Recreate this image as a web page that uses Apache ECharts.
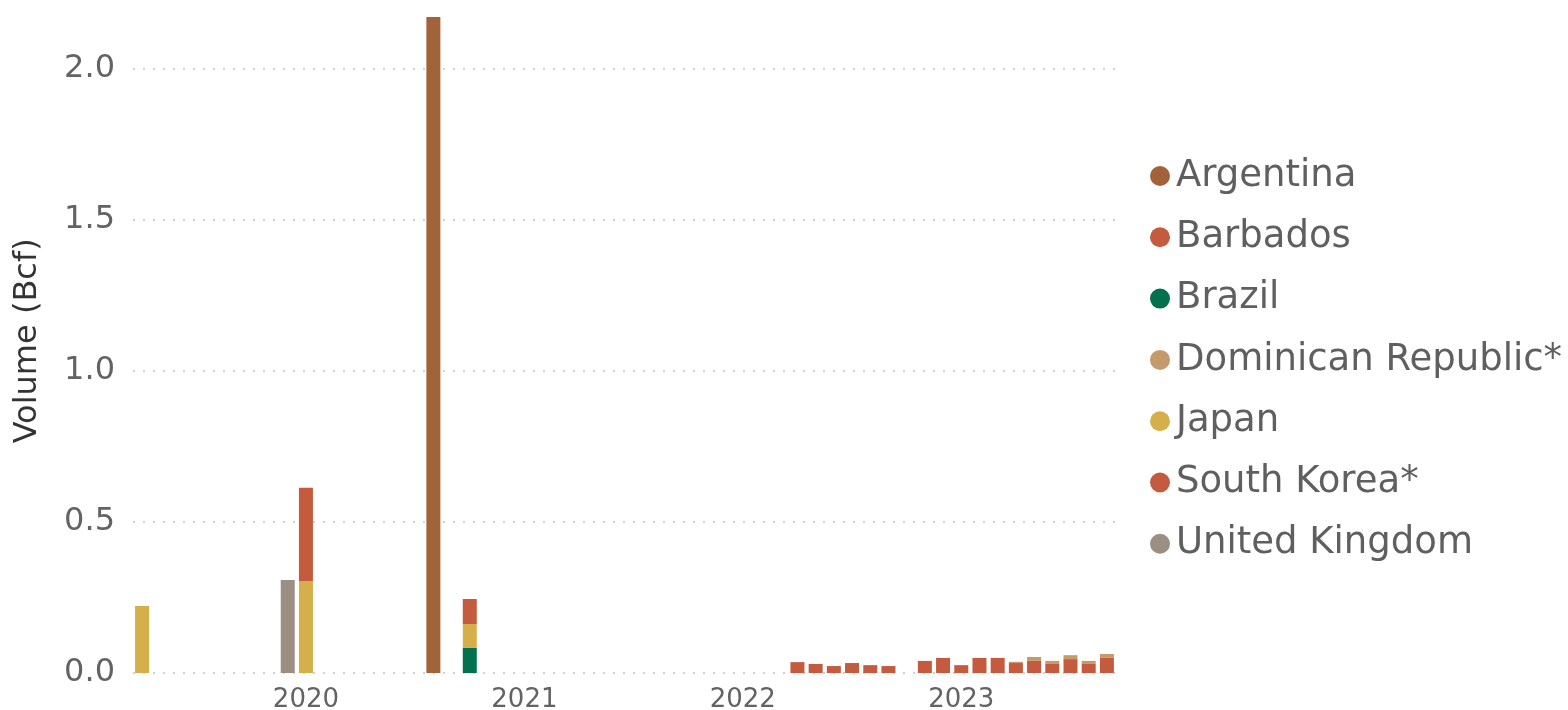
<!DOCTYPE html>
<html>
<head>
<meta charset="utf-8">
<script src="https://cdn.jsdelivr.net/npm/echarts@6/dist/echarts.min.js"></script>
<style>
html,body{margin:0;padding:0;background:#fff;}
#chart{width:1568px;height:710px;}
</style>
</head>
<body>
<div id="chart"></div>
<script>
// Monthly categories (April 2019 – September 2023)
const months = [
  '2019-04','2019-05','2019-06','2019-07','2019-08','2019-09','2019-10','2019-11','2019-12',
  '2020-01','2020-02','2020-03','2020-04','2020-05','2020-06','2020-07','2020-08','2020-09','2020-10','2020-11','2020-12',
  '2021-01','2021-02','2021-03','2021-04','2021-05','2021-06','2021-07','2021-08','2021-09','2021-10','2021-11','2021-12',
  '2022-01','2022-02','2022-03','2022-04','2022-05','2022-06','2022-07','2022-08','2022-09','2022-10','2022-11','2022-12',
  '2023-01','2023-02','2023-03','2023-04','2023-05','2023-06','2023-07','2023-08','2023-09'
];
const yTicks = [0, 0.5, 1.0, 1.5, 2.0];

// Series values (Bcf), as [month, value] pairs
const argentina = [['2020-08', 2.172]];
const barbados = [
  ['2022-04', 0.036], ['2022-05', 0.030], ['2022-06', 0.023], ['2022-07', 0.033],
  ['2022-08', 0.026], ['2022-09', 0.023], ['2022-11', 0.040], ['2022-12', 0.050],
  ['2023-01', 0.026], ['2023-02', 0.050], ['2023-03', 0.050], ['2023-04', 0.033],
  ['2023-05', 0.040], ['2023-06', 0.030], ['2023-07', 0.046], ['2023-08', 0.030],
  ['2023-09', 0.050]
];
const brazil = [['2020-10', 0.083]];
const dominican = [
  ['2023-04', 0.004], ['2023-05', 0.013], ['2023-06', 0.010], ['2023-07', 0.013],
  ['2023-08', 0.010], ['2023-09', 0.013]
];
const japan = [['2019-04', 0.222], ['2020-01', 0.305], ['2020-10', 0.079]];
const southKorea = [['2020-01', 0.308], ['2020-10', 0.083]];
const unitedKingdom = [['2019-12', 0.308]];

const seriesNames = ['Argentina','Barbados','Brazil','Dominican Republic*','Japan','South Korea*','United Kingdom'];
const seriesColors = ['#A2633A','#C45A3E','#00704F','#C49A6C','#D4AF4A','#C45A3E','#9B8F83'];
const seriesData = [argentina, barbados, brazil, dominican, japan, southKorea, unitedKingdom];

function toFull(pairs) {
  const m = {};
  pairs.forEach(p => { m[p[0]] = p[1]; });
  return months.map(c => (c in m ? m[c] : null));
}

const FONT = 'DejaVu Sans';
const chart = echarts.init(document.getElementById('chart'), null, {renderer: 'canvas'});
chart.setOption({
  animation: false,
  backgroundColor: '#ffffff',
  grid: {left: 133, width: 983, top: 8.6, bottom: 37, containLabel: false, outerBoundsMode: 'none'},
  legend: {
    orient: 'vertical',
    left: 1145,
    top: 151,
    icon: 'circle',
    itemWidth: 20,
    itemHeight: 20,
    itemGap: 21.3,
    data: seriesNames,
    textStyle: {fontFamily: FONT, fontSize: 37, lineHeight: 40, color: '#5f5f5f', padding: [0, 0, 0, 1]}
  },
  xAxis: {
    type: 'category',
    data: months,
    axisLine: {show: false},
    axisTick: {show: false},
    splitLine: {show: false},
    axisLabel: {
      interval: (i, v) => v.endsWith('-01'),
      formatter: v => v.slice(0, 4),
      fontFamily: FONT,
      fontSize: 26,
      color: '#636363',
      margin: 14
    }
  },
  yAxis: {
    type: 'value',
    min: 0,
    max: 2.2,
    interval: 0.5,
    name: 'Volume (Bcf)',
    nameLocation: 'middle',
    nameGap: 89,
    nameTextStyle: {fontFamily: FONT, fontSize: 32, color: '#333333'},
    axisLine: {show: false},
    axisTick: {show: false},
    axisLabel: {
      showMaxLabel: false,
      fontFamily: FONT,
      fontSize: 32,
      color: '#636363',
      margin: 18,
      formatter: v => (yTicks.indexOf(v) >= 0 ? v.toFixed(1) : '')
    },
    splitLine: {
      show: true,
      showMaxLine: false,
      lineStyle: {color: '#d0d0d0', width: 2, type: [2, 8], dashOffset: 0}
    }
  },
  series: seriesNames.map((n, i) => ({
    name: n,
    type: 'bar',
    stack: 'total',
    barWidth: 14,
    itemStyle: {color: seriesColors[i]},
    emphasis: {disabled: true},
    data: toFull(seriesData[i])
  }))
});
</script>
</body>
</html>
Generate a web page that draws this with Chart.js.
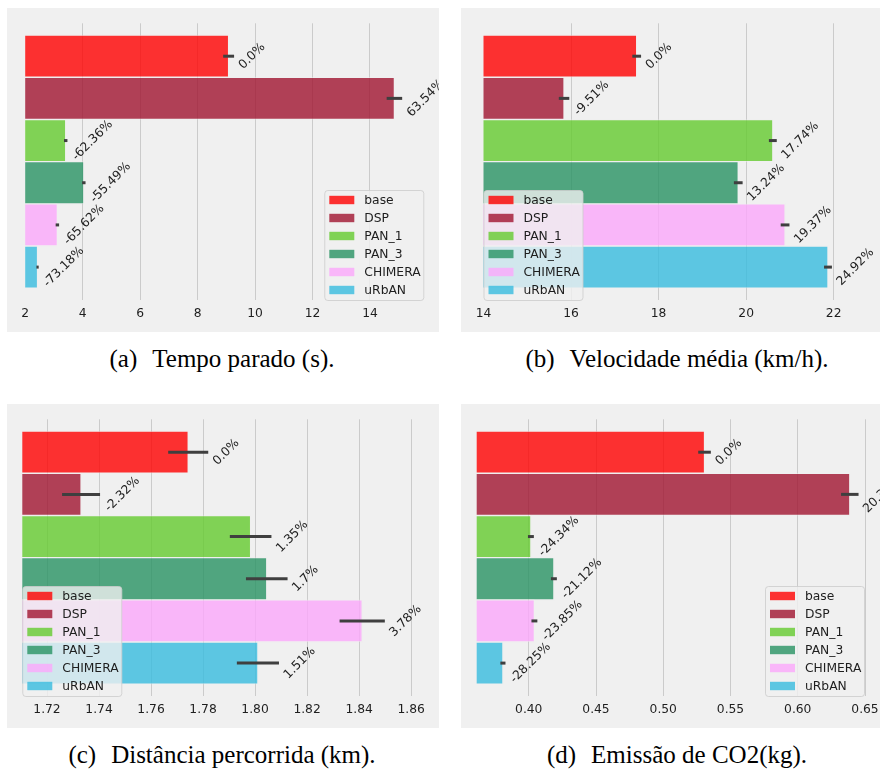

________________________

> [Given instruction]:
Pictures in the records above are left out; print everything else exactly as written.

> [The response]:
Recreate this image as a web page that uses Apache ECharts.
<!DOCTYPE html>
<html>
<head>
<meta charset="utf-8">
<script src="https://cdn.jsdelivr.net/npm/echarts@6/dist/echarts.min.js"></script>
<style>
html,body{margin:0;padding:0;background:#fff;}
#chart{width:1568px;height:710px;}
</style>
</head>
<body>
<div id="chart"></div>
<script>
// Monthly categories (April 2019 – September 2023)
const months = [
  '2019-04','2019-05','2019-06','2019-07','2019-08','2019-09','2019-10','2019-11','2019-12',
  '2020-01','2020-02','2020-03','2020-04','2020-05','2020-06','2020-07','2020-08','2020-09','2020-10','2020-11','2020-12',
  '2021-01','2021-02','2021-03','2021-04','2021-05','2021-06','2021-07','2021-08','2021-09','2021-10','2021-11','2021-12',
  '2022-01','2022-02','2022-03','2022-04','2022-05','2022-06','2022-07','2022-08','2022-09','2022-10','2022-11','2022-12',
  '2023-01','2023-02','2023-03','2023-04','2023-05','2023-06','2023-07','2023-08','2023-09'
];
const yTicks = [0, 0.5, 1.0, 1.5, 2.0];

// Series values (Bcf), as [month, value] pairs
const argentina = [['2020-08', 2.172]];
const barbados = [
  ['2022-04', 0.036], ['2022-05', 0.030], ['2022-06', 0.023], ['2022-07', 0.033],
  ['2022-08', 0.026], ['2022-09', 0.023], ['2022-11', 0.040], ['2022-12', 0.050],
  ['2023-01', 0.026], ['2023-02', 0.050], ['2023-03', 0.050], ['2023-04', 0.033],
  ['2023-05', 0.040], ['2023-06', 0.030], ['2023-07', 0.046], ['2023-08', 0.030],
  ['2023-09', 0.050]
];
const brazil = [['2020-10', 0.083]];
const dominican = [
  ['2023-04', 0.004], ['2023-05', 0.013], ['2023-06', 0.010], ['2023-07', 0.013],
  ['2023-08', 0.010], ['2023-09', 0.013]
];
const japan = [['2019-04', 0.222], ['2020-01', 0.305], ['2020-10', 0.079]];
const southKorea = [['2020-01', 0.308], ['2020-10', 0.083]];
const unitedKingdom = [['2019-12', 0.308]];

const seriesNames = ['Argentina','Barbados','Brazil','Dominican Republic*','Japan','South Korea*','United Kingdom'];
const seriesColors = ['#A2633A','#C45A3E','#00704F','#C49A6C','#D4AF4A','#C45A3E','#9B8F83'];
const seriesData = [argentina, barbados, brazil, dominican, japan, southKorea, unitedKingdom];

function toFull(pairs) {
  const m = {};
  pairs.forEach(p => { m[p[0]] = p[1]; });
  return months.map(c => (c in m ? m[c] : null));
}

const FONT = 'DejaVu Sans';
const chart = echarts.init(document.getElementById('chart'), null, {renderer: 'canvas'});
chart.setOption({
  animation: false,
  backgroundColor: '#ffffff',
  grid: {left: 133, width: 983, top: 8.6, bottom: 37, containLabel: false, outerBoundsMode: 'none'},
  legend: {
    orient: 'vertical',
    left: 1145,
    top: 151,
    icon: 'circle',
    itemWidth: 20,
    itemHeight: 20,
    itemGap: 21.3,
    data: seriesNames,
    textStyle: {fontFamily: FONT, fontSize: 37, lineHeight: 40, color: '#5f5f5f', padding: [0, 0, 0, 1]}
  },
  xAxis: {
    type: 'category',
    data: months,
    axisLine: {show: false},
    axisTick: {show: false},
    splitLine: {show: false},
    axisLabel: {
      interval: (i, v) => v.endsWith('-01'),
      formatter: v => v.slice(0, 4),
      fontFamily: FONT,
      fontSize: 26,
      color: '#636363',
      margin: 14
    }
  },
  yAxis: {
    type: 'value',
    min: 0,
    max: 2.2,
    interval: 0.5,
    name: 'Volume (Bcf)',
    nameLocation: 'middle',
    nameGap: 89,
    nameTextStyle: {fontFamily: FONT, fontSize: 32, color: '#333333'},
    axisLine: {show: false},
    axisTick: {show: false},
    axisLabel: {
      showMaxLabel: false,
      fontFamily: FONT,
      fontSize: 32,
      color: '#636363',
      margin: 18,
      formatter: v => (yTicks.indexOf(v) >= 0 ? v.toFixed(1) : '')
    },
    splitLine: {
      show: true,
      showMaxLine: false,
      lineStyle: {color: '#d0d0d0', width: 2, type: [2, 8], dashOffset: 0}
    }
  },
  series: seriesNames.map((n, i) => ({
    name: n,
    type: 'bar',
    stack: 'total',
    barWidth: 14,
    itemStyle: {color: seriesColors[i]},
    emphasis: {disabled: true},
    data: toFull(seriesData[i])
  }))
});
</script>
</body>
</html>
Generate a web page that draws this with Chart.js.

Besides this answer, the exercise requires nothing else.